A recent “tool” I’ve discovered is the strategy put forth by Phil Stutz and Barry Michels in their appropriately titled book The Tools. For this particular tool, instead of fleeing from the pain of diligent work, you embrace it. As you think about the difficult task ahead, you silently scream, “Bring on the pain!” Then, as you begin to work, answer an e-mail, make a phone call or whatever it is, you silently scream, “I love pain!” Then, as you are pushing through the task you quietly shout at the top of your lungs, “Pain sets me free!”

No, it’s not some kind of self-flagellation. It’s a straight shooting acknowledgement of the truth. Self-discipline, like any discipline, is inherently painful. It’s no fun to have to do stuff you don’t want to do. Your body is going to resist it and will tell you it’s in agony over being forced to do something it doesn’t want.

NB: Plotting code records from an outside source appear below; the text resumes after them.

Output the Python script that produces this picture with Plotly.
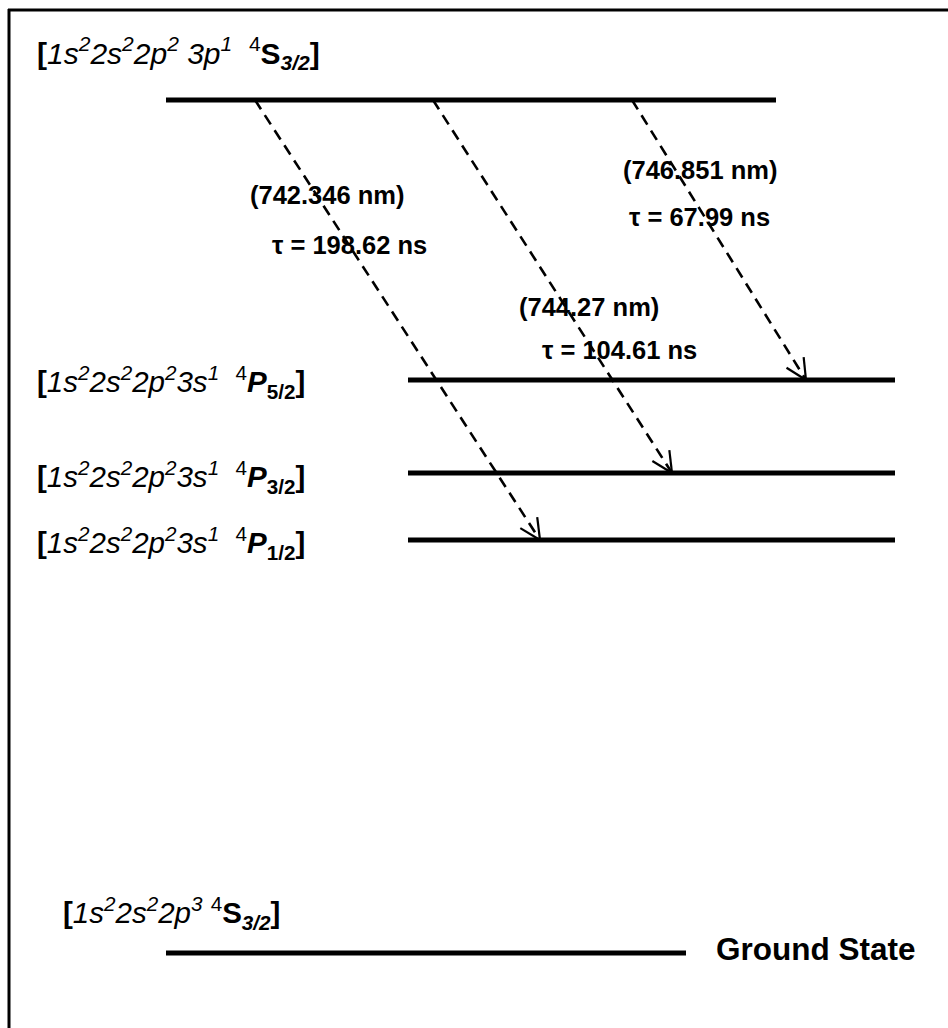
import math
import plotly.graph_objects as go

# ---- data -------------------------------------------------------------
# energy levels (upper excited level, 3s quartet, ground)
level_labels = [
    "<b>[</b><i>1s<sup>2</sup>2s<sup>2</sup>2p<sup>2</sup> 3p<sup>1</sup></i>  <sup>4</sup><b>S<sub><i>3/2</i></sub>]</b>",
    "<b>[</b><i>1s<sup>2</sup>2s<sup>2</sup>2p<sup>2</sup>3s<sup>1</sup></i>  <sup>4</sup><b><i>P</i><sub>5/2</sub>]</b>",
    "<b>[</b><i>1s<sup>2</sup>2s<sup>2</sup>2p<sup>2</sup>3s<sup>1</sup></i>  <sup>4</sup><b><i>P</i><sub>3/2</sub>]</b>",
    "<b>[</b><i>1s<sup>2</sup>2s<sup>2</sup>2p<sup>2</sup>3s<sup>1</sup></i>  <sup>4</sup><b><i>P</i><sub>1/2</sub>]</b>",
    "<b>[</b><i>1s<sup>2</sup>2s<sup>2</sup>2p<sup>3</sup></i> <sup>4</sup><b>S<sub><i>3/2</i></sub>]</b>",
]
level_height = [100, 380, 473, 540, 953]

# radiative transitions from the 4S3/2 (3p) level
wavelength_nm = ["742.346", "744.27", "746.851"]
lifetime_ns = ["198.62", "104.61", "67.99"]
lower_level = [3, 2, 1]

# ---- layout of the diagram (drawing units = pixels) ------------------
W, H = 948, 1028
level_span = [(166, 776), (408, 895), (408, 895), (408, 895), (166, 686)]
label_pos = [(35, 53), (35, 382), (35, 477), (35, 543), (61, 913)]
label_size = [30, 29.5, 29.5, 29.5, 29.5]
arrow_x = [(255, 540), (433, 672), (632, 806)]
wl_pos = [(248, 195), (517, 307), (621, 170)]
tau_pos = [(270, 245), (540, 350), (627, 217)]

FONT = "Liberation Sans, Arial, sans-serif"
TXT = 25.5

fig = go.Figure()

# level lines
for (x0, x1), y in zip(level_span, level_height):
    fig.add_trace(go.Scatter(x=[x0, x1], y=[y, y], mode="lines",
                             line=dict(color="black", width=5),
                             hoverinfo="skip", showlegend=False))

# dashed transition arrows with open heads
for (xa, xb), lo in zip(arrow_x, lower_level):
    ya, yb = level_height[0], level_height[lo]
    fig.add_trace(go.Scatter(x=[xa, xb], y=[ya, yb], mode="lines",
                             line=dict(color="black", width=2.6, dash="11px,7px"),
                             hoverinfo="skip", showlegend=False))
    ang = math.atan2(ya - yb, xa - xb)
    hx, hy = [], []
    for s in (-1, 1):
        a = ang + s * math.radians(26)
        hx += [xb + 23 * math.cos(a), xb, None]
        hy += [yb + 23 * math.sin(a), yb, None]
    fig.add_trace(go.Scatter(x=hx, y=hy, mode="lines",
                             line=dict(color="black", width=2.2),
                             hoverinfo="skip", showlegend=False))

annotations = []
for text, (x, y), size in zip(level_labels, label_pos, label_size):
    annotations.append(dict(x=x, y=y, text=text, xanchor="left", yanchor="middle",
                            showarrow=False, font=dict(family=FONT, size=size, color="black")))

for wl, tau, (wx, wy), (tx, ty) in zip(wavelength_nm, lifetime_ns, wl_pos, tau_pos):
    annotations.append(dict(x=wx, y=wy, text=f"<b>({wl} nm)</b>", xanchor="left",
                            yanchor="middle", showarrow=False,
                            font=dict(family=FONT, size=TXT, color="black")))
    annotations.append(dict(x=tx, y=ty, text=f"<b>τ = {tau} ns</b>", xanchor="left",
                            yanchor="middle", showarrow=False,
                            font=dict(family=FONT, size=TXT, color="black")))

annotations.append(dict(x=714, y=949, text="<b>Ground State</b>", xanchor="left",
                        yanchor="middle", showarrow=False,
                        font=dict(family=FONT, size=31.5, color="black")))

# frame along top and left edges
shapes = [
    dict(type="line", x0=8, x1=W, y0=10, y1=10, line=dict(color="black", width=3)),
    dict(type="line", x0=9, x1=9, y0=9, y1=H, line=dict(color="black", width=3)),
]

fig.update_layout(
    width=W, height=H,
    margin=dict(l=0, r=0, t=0, b=0),
    paper_bgcolor="white", plot_bgcolor="white",
    xaxis=dict(range=[0, W], visible=False, fixedrange=True),
    yaxis=dict(range=[H, 0], visible=False, fixedrange=True),
    annotations=annotations, shapes=shapes,
    showlegend=False,
)

fig.write_html("out.html", config={"displayModeBar": False})
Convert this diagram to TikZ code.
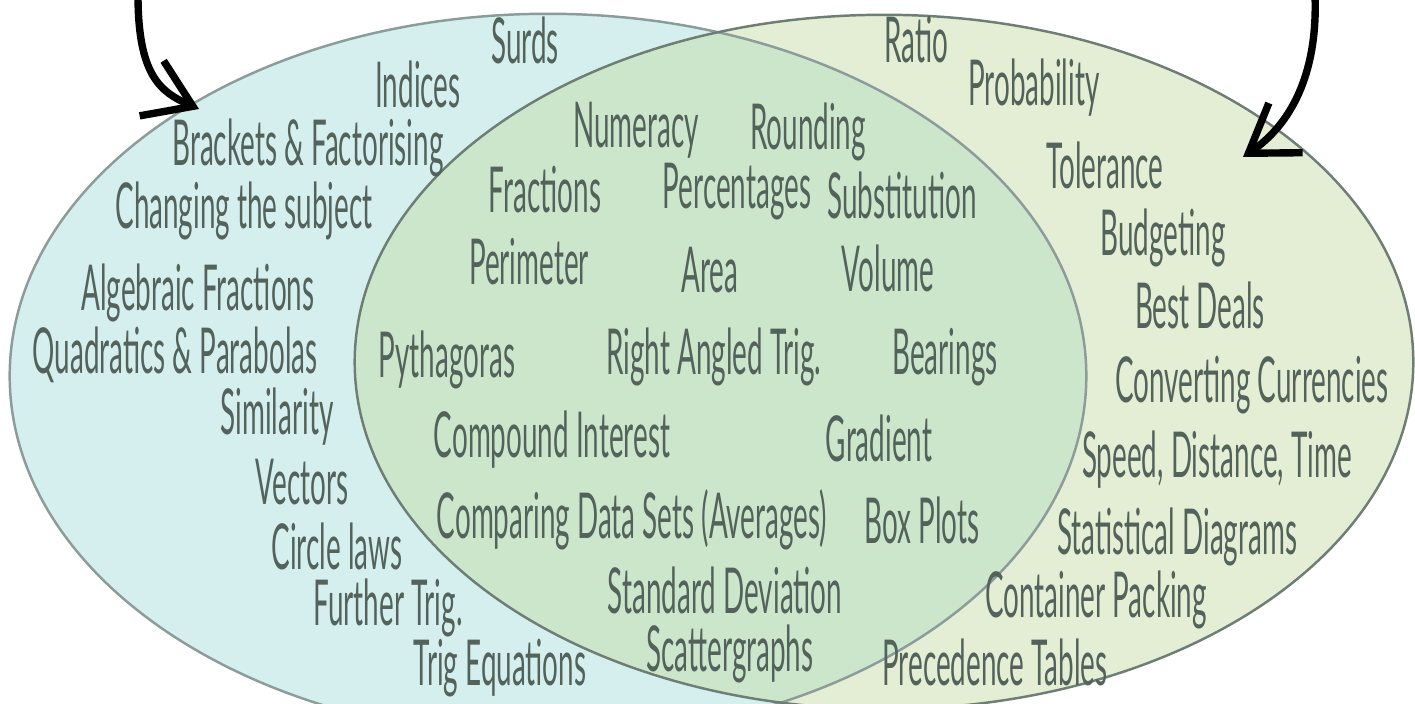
\documentclass[tikz,border=0pt]{standalone}
\usepackage{fontspec}
\setmainfont{Lato}[FakeStretch=0.44]
\usetikzlibrary{arrows.meta}
\definecolor{algebra}{HTML}{D5EEEE}
\definecolor{applied}{HTML}{E4EED4}
\definecolor{common}{HTML}{CCE6CC}
\definecolor{algebrarim}{HTML}{8C9C9A}
\definecolor{appliedrim}{HTML}{6E7E74}
\definecolor{topicink}{HTML}{53635B}

\begin{document}
\begin{tikzpicture}[x=0.01cm,y=-0.01cm,
                    topic/.style={text=topicink,font=\fontsize{18}{21}\selectfont,inner sep=0pt},
                    pointer/.style={line width=2.1pt,line cap=round,-{Straight Barb[length=4.5mm,width=6mm,line width=2.1pt]}}]
    \useasboundingbox (0,0) rectangle (1415,704);
    \fill[algebra] (548,376) ellipse [x radius=5.38cm,y radius=3.62cm];
    \fill[applied] (884,362) ellipse [x radius=5.29cm,y radius=3.47cm];
    \begin{scope}
        \clip (548,376) ellipse [x radius=5.38cm,y radius=3.62cm];
        \fill[common] (884,362) ellipse [x radius=5.29cm,y radius=3.47cm];
    \end{scope}
    \draw[algebrarim,line width=0.7pt] (548,376) ellipse [x radius=5.38cm,y radius=3.62cm];
    \draw[appliedrim,line width=0.7pt] (884,362) ellipse [x radius=5.29cm,y radius=3.47cm];
    % left set only
    \node[topic] (surds) at (525,40) {Surds};
    \node[topic] (indices) at (418,84) {Indices};
    \node[topic] (brackets) at (308,148) {Brackets \& Factorising};
    \node[topic] (subject) at (244,211) {Changing the subject};
    \node[topic] (algfrac) at (198,293) {Algebraic Fractions};
    \node[topic] (quadratics) at (175,355) {Quadratics \& Parabolas};
    \node[topic] (similarity) at (277,417) {Similarity};
    \node[topic] (vectors) at (302,482) {Vectors};
    \node[topic] (circlelaws) at (337,546) {Circle laws};
    \node[topic] (furthertrig) at (388,608) {Further Trig.};
    \node[topic] (trigeq) at (500,668) {Trig Equations};
    % both sets
    \node[topic] (numeracy) at (636,130) {Numeracy};
    \node[topic] (rounding) at (808,132) {Rounding};
    \node[topic] (fractions) at (545,190) {Fractions};
    \node[topic] (percentages) at (737,192) {Percentages};
    \node[topic] (substitution) at (902,195) {Substitution};
    \node[topic] (perimeter) at (529,262) {Perimeter};
    \node[topic] (area) at (710,270) {Area};
    \node[topic] (volume) at (888,268) {Volume};
    \node[topic] (pythagoras) at (447,360) {Pythagoras};
    \node[topic] (rightangled) at (714,357) {Right Angled Trig.};
    \node[topic] (bearings) at (945,357) {Bearings};
    \node[topic] (compound) at (552,440) {Compound Interest};
    \node[topic] (gradient) at (879,438) {Gradient};
    \node[topic] (datasets) at (632,520) {Comparing Data Sets (Averages)};
    \node[topic] (boxplots) at (922,520) {Box Plots};
    \node[topic] (stddev) at (725,590) {Standard Deviation};
    \node[topic] (scatter) at (730,654) {Scattergraphs};
    % right set only
    \node[topic] (ratio) at (916,40) {Ratio};
    \node[topic] (probability) at (1034,88) {Probability};
    \node[topic] (tolerance) at (1105,165) {Tolerance};
    \node[topic] (budgeting) at (1163,238) {Budgeting};
    \node[topic] (bestdeals) at (1200,305) {Best Deals};
    \node[topic] (currencies) at (1252,385) {Converting Currencies};
    \node[topic] (speed) at (1217,460) {Speed, Distance, Time};
    \node[topic] (statistical) at (1177,537) {Statistical Diagrams};
    \node[topic] (container) at (1096,600) {Container Packing};
    \node[topic] (precedence) at (995,662) {Precedence Tables};
    % arrows coming in from above
    \coordinate (lefttail) at (138,-5);
    \coordinate (lefthead) at (199,109);
    \coordinate (righttail) at (1315,-5);
    \coordinate (righthead) at (1243,157);
    \draw[pointer] (lefttail) .. controls (138,75) and (160,92) .. (lefthead);
    \draw[pointer] (righttail) .. controls (1318,75) and (1290,125) .. (righthead);
\end{tikzpicture}
\end{document}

This tool very helpful when facing an undesirable task or when in an undesirable position. You learn to recognize it for what it is, as undesirable and inherently painful, and then go into it with eyes wide open knowing you’re not going to like it. But then, something strange happens. As your body gets to work, suddenly you find that you like getting things accomplished. That the knowledge of completing the undesirable task feels so much better than all the brooding and avoiding you were doing before you started. And then, when you break free on the other side, you find that the pain has set you free indeed.

So I give you my word, dear tumblr readers, I’m going to curb the complaints and instead invest that energy into trying new strategies. (Sorry sweet pages of my journal—you’re not off the hook.)